By AFP     Dec 20, 2018 in World

The International Criminal Court's chief prosecutor warned on Thursday of a risk of "grave crimes" in the troubled Democratic Republic of Congo ahead of elections scheduled for this weekend.

Fatou Bensouda said she would "not hesitate to take action" over such crimes linked to Sunday's vote, which is due to select a successor to President Joseph Kabila, in power for nearly 18 years.

"I am concerned by the growing tensions in the Democratic Republic of the Congo and the risk of escalating violence that could lead to the commission of grave crimes under the jurisdiction of the International Criminal Court," Bensouda said in a statement.

The Hague-based prosecutor made an "appeal to the Congolese people, and more particularly to the authorities, political actors, their supporters and sympathisers, to do their utmost to prevent and avoid any conduct of criminal violence."

Bensouda added that she would "closely monitor developments in the DRC in the days and weeks to come and identify any act of incitement or resort to violence."

"Experience in other countries has demonstrated that when passions run high during elections and people do not act with restraint, this may lead to large-scale crimes within the jurisdiction of the ICC," she added.

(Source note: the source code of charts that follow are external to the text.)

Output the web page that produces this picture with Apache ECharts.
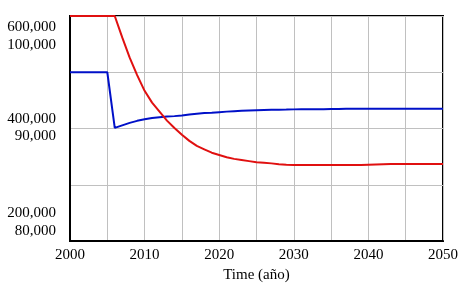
<!DOCTYPE html>
<html>
<head>
<meta charset="utf-8">
<script src="https://cdn.jsdelivr.net/npm/echarts@6/dist/echarts.min.js"></script>
<style>
html,body{margin:0;padding:0;background:#fff;}
#chart{width:465px;height:289px;}
</style>
</head>
<body>
<div id="chart"></div>
<script>
// ---- data ----
var years = [];
for (var y = 2000; y <= 2050; y++) years.push(y);

var redValues = [
  600000, 600000, 600000, 600000, 600000, 600000, 600000, // 2000-2006
  562000, 526000, 495000, 467000, 446000, 430000, 414000, 401000, // 2007-2014
  389000, 378000, 369000, 363000, 357000, 353000, 349000, 346000, // 2015-2022
  344000, 342000, 340000, 339000, 338000, 336500, 335500, // 2023-2029
  335000, 335000, 335000, 335000, 335000, 335000, 335000, 335000, 335000, 335000, // 2030-2039
  335500, 336000, 336500, 337000, 337000, 337000, 337000, 337000, 337000, 337000, 337000 // 2040-2050
];

var blueValues = [
  95000, 95000, 95000, 95000, 95000, 95000, // 2000-2005
  90060, 90280, 90500, 90680, 90820, 90940, 91010, 91060, 91100, // 2006-2014
  91150, 91250, 91320, 91370, 91400, 91450, 91500, 91540, 91580, // 2015-2023
  91600, 91620, 91640, 91660, 91670, 91680, // 2024-2029
  91700, 91705, 91710, 91715, 91720, 91725, 91730, // 2030-2036
  91760, 91760, 91760, 91760, 91760, 91760, 91760, 91760, 91760, 91760, 91760, 91760, 91760, 91760 // 2037-2050
];

var redAxisLabels = { 600000: '600,000', 400000: '400,000', 200000: '200,000' };
var blueAxisLabels = { 100000: '100,000', 90000: '90,000', 80000: '80,000' };
var xAxisTitle = 'Time (año)';

function pairs(xs, vs) {
  var out = [];
  for (var i = 0; i < xs.length; i++) out.push([xs[i], vs[i]]);
  return out;
}

var FONT = '"Liberation Serif", "Times New Roman", serif';
var richBase = { fontFamily: FONT, fontSize: 15, color: '#000' };
function rs(pad) { return Object.assign({ padding: pad }, richBase); }

var chart = echarts.init(document.getElementById('chart'), null, { renderer: 'canvas' });
chart.setOption({
  animation: false,
  backgroundColor: '#fff',
  grid: {
    left: 70, right: 22, top: 16, bottom: 48,
    show: true, borderColor: '#000', borderWidth: 2, backgroundColor: 'transparent',
    containLabel: false, outerBoundsMode: 'none'
  },
  xAxis: {
    type: 'value', min: 2000, max: 2050, interval: 5,
    axisLine: { show: true, lineStyle: { color: '#000', width: 2 } },
    axisTick: { show: false },
    splitLine: { show: true, lineStyle: { color: '#c0c0c0', width: 1 } },
    axisLabel: {
      color: '#000', fontFamily: FONT, fontSize: 15, margin: 7,
      formatter: function (v) { return v % 10 === 0 ? String(v) : ''; }
    },
    name: xAxisTitle, nameLocation: 'middle', nameGap: 25,
    nameTextStyle: { color: '#000', fontFamily: FONT, fontSize: 15 }
  },
  yAxis: [
    {
      type: 'value', position: 'left', min: 200000, max: 600000, interval: 100000,
      axisLine: { show: true, lineStyle: { color: '#000', width: 2 } },
      axisTick: { show: false },
      splitLine: { show: true, lineStyle: { color: '#c0c0c0', width: 1 } },
      axisLabel: {
        margin: 14, color: '#000', fontFamily: FONT, fontSize: 15,
        formatter: function (v) {
          if (v === 600000) return '{t|' + redAxisLabels[v] + '}';
          if (v === 400000) return '{m|' + redAxisLabels[v] + '}';
          if (v === 200000) return '{b|' + redAxisLabels[v] + '}';
          return '';
        },
        rich: { t: rs([22, 0, 0, 0]), m: rs([0, 0, 18, 0]), b: rs([0, 0, 56, 0]) }
      }
    },
    {
      type: 'value', position: 'left', offset: 0, min: 80000, max: 100000, interval: 5000,
      axisLine: { show: false },
      axisTick: { show: false },
      splitLine: { show: false },
      axisLabel: {
        margin: 14, color: '#000', fontFamily: FONT, fontSize: 15,
        formatter: function (v) {
          if (v === 100000) return '{t|' + blueAxisLabels[v] + '}';
          if (v === 90000) return '{m|' + blueAxisLabels[v] + '}';
          if (v === 80000) return '{b|' + blueAxisLabels[v] + '}';
          return '';
        },
        rich: { t: rs([58, 0, 0, 0]), m: rs([16, 0, 0, 0]), b: rs([0, 0, 19, 0]) }
      }
    }
  ],
  series: [
    {
      type: 'line', yAxisIndex: 1, data: pairs(years, blueValues),
      showSymbol: false, symbol: 'none', clip: false, smooth: false,
      lineStyle: { color: '#0010c8', width: 2 }, z: 3
    },
    {
      type: 'line', yAxisIndex: 0, data: pairs(years, redValues),
      showSymbol: false, symbol: 'none', clip: false, smooth: false,
      lineStyle: { color: '#e01010', width: 2 }, z: 4
    }
  ]
});
</script>
</body>
</html>
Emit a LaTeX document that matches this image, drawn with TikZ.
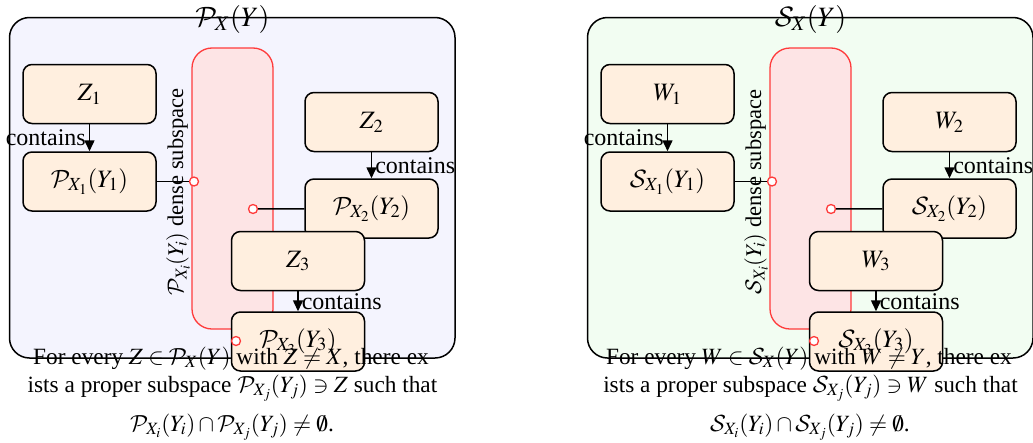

"In such a case, my office will not hesitate to take action".

The ICC was set up in 2002 to try the world's worst crimes including war crimes and crimes against humanity. So far most of its cases have involved African countries, including in the DRC.

Problems have piled up ahead of the Congolese vote, with violence at electoral rallies, inter-ethnic conflict, militia attacks in the east and an Ebola outbreak.

Electoral campaigning officially began on November 22, since when at least six people have died in violence, according to a Congolese rights NGO called Acaj.

The authorities deny that there have been any deaths linked to the campaign.

The DRC's national election commission is mulling whether to postpone the vote after nearly 8,000 of some 10,000 voting terminals for the capital Kinshasa were destroyed in a warehouse blaze, sources there said.